==== SOURCE MATERIAL ====
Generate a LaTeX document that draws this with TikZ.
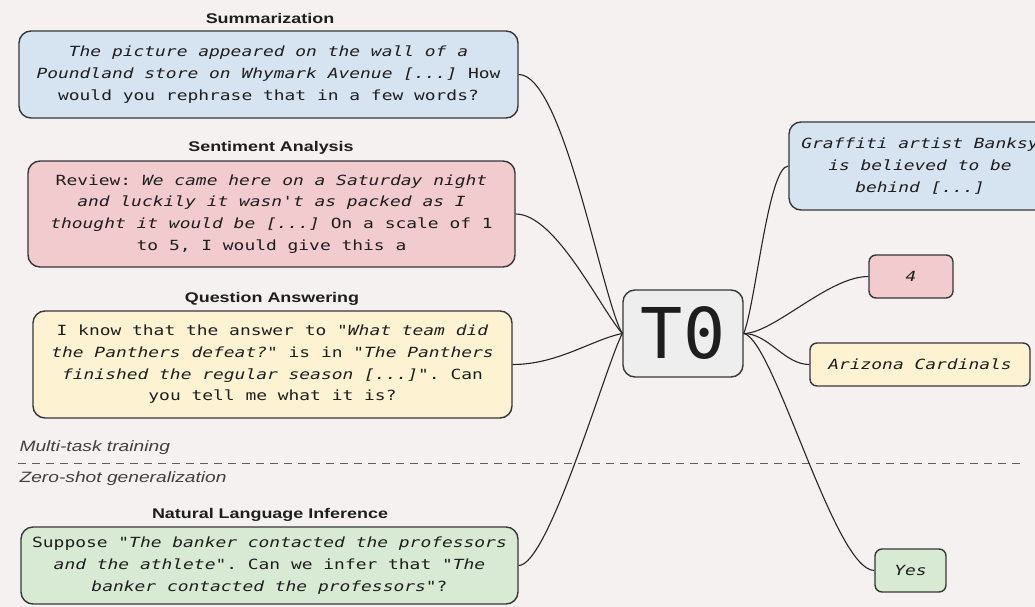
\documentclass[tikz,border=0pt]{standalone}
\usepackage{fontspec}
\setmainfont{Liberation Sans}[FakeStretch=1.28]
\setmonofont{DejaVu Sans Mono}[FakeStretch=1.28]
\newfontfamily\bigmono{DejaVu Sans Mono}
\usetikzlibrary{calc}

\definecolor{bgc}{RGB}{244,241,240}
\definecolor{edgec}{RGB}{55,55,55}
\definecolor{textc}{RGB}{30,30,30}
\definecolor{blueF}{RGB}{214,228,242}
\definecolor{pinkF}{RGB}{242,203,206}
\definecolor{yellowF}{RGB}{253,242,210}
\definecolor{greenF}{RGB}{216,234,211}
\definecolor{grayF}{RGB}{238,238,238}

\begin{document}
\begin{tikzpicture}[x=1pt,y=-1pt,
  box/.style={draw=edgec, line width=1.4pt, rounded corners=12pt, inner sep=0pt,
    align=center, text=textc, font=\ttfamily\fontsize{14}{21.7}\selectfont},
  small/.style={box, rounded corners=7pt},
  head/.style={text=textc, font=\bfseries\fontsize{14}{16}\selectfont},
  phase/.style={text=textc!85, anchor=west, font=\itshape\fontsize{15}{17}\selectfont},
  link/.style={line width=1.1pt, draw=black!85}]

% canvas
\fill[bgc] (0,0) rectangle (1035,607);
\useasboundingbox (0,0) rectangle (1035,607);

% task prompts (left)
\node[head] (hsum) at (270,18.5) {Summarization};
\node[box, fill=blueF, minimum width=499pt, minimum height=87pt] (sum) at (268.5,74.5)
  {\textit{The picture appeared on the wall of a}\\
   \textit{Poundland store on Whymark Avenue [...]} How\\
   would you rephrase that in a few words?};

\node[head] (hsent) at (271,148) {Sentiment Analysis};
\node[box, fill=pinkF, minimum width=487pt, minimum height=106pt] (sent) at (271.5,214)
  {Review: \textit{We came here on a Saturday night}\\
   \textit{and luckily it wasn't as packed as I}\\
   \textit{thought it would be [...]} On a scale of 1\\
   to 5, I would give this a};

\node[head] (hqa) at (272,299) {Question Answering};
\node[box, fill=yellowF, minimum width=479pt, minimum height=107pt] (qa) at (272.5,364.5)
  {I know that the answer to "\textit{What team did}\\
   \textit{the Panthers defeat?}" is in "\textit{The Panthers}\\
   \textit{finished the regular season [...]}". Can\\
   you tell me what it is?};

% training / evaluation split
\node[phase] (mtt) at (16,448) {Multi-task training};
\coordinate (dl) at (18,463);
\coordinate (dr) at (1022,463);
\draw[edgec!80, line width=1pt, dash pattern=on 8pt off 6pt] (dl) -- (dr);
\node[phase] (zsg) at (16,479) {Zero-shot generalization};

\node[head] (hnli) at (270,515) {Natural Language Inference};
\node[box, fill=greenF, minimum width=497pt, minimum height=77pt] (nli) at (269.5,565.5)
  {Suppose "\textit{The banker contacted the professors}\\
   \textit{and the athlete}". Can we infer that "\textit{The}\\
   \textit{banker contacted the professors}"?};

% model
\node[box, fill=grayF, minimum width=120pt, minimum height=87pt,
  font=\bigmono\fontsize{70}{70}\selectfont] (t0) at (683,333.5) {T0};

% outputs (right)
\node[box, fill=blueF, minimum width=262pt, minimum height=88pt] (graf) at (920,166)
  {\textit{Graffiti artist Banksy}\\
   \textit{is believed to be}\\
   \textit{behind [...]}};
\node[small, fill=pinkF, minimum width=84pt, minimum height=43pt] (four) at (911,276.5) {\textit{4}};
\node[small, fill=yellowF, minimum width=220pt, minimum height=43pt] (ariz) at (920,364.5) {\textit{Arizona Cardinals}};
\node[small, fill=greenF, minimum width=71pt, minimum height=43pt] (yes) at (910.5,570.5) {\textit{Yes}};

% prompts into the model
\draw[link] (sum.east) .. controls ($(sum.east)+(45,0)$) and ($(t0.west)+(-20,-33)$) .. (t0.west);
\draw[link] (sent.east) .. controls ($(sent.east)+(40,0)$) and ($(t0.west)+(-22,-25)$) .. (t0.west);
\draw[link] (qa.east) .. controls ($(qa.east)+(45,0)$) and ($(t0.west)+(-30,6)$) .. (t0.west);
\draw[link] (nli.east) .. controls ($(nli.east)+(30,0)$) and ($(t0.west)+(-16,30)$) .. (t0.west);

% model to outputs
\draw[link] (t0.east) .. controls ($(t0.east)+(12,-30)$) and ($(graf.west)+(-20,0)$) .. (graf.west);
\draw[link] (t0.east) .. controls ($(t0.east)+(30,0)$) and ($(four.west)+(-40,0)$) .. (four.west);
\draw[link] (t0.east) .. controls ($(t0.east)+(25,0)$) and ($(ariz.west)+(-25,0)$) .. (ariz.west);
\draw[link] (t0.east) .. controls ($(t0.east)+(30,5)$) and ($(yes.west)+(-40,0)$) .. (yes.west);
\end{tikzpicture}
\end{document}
====
[BRIEF] Write out exactly the opening lines of the data, stopping after the line that holds "would you rephrase". Exclude pictures.

[REPLY TO THE EXERCISE]
Generate a LaTeX document that draws this with TikZ.
\documentclass[tikz,border=0pt]{standalone}
\usepackage{fontspec}
\setmainfont{Liberation Sans}[FakeStretch=1.28]
\setmonofont{DejaVu Sans Mono}[FakeStretch=1.28]
\newfontfamily\bigmono{DejaVu Sans Mono}
\usetikzlibrary{calc}

\definecolor{bgc}{RGB}{244,241,240}
\definecolor{edgec}{RGB}{55,55,55}
\definecolor{textc}{RGB}{30,30,30}
\definecolor{blueF}{RGB}{214,228,242}
\definecolor{pinkF}{RGB}{242,203,206}
\definecolor{yellowF}{RGB}{253,242,210}
\definecolor{greenF}{RGB}{216,234,211}
\definecolor{grayF}{RGB}{238,238,238}

\begin{document}
\begin{tikzpicture}[x=1pt,y=-1pt,
  box/.style={draw=edgec, line width=1.4pt, rounded corners=12pt, inner sep=0pt,
    align=center, text=textc, font=\ttfamily\fontsize{14}{21.7}\selectfont},
  small/.style={box, rounded corners=7pt},
  head/.style={text=textc, font=\bfseries\fontsize{14}{16}\selectfont},
  phase/.style={text=textc!85, anchor=west, font=\itshape\fontsize{15}{17}\selectfont},
  link/.style={line width=1.1pt, draw=black!85}]

% canvas
\fill[bgc] (0,0) rectangle (1035,607);
\useasboundingbox (0,0) rectangle (1035,607);

% task prompts (left)
\node[head] (hsum) at (270,18.5) {Summarization};
\node[box, fill=blueF, minimum width=499pt, minimum height=87pt] (sum) at (268.5,74.5)
  {\textit{The picture appeared on the wall of a}\\
   \textit{Poundland store on Whymark Avenue [...]} How\\
   would you rephrase that in a few words?};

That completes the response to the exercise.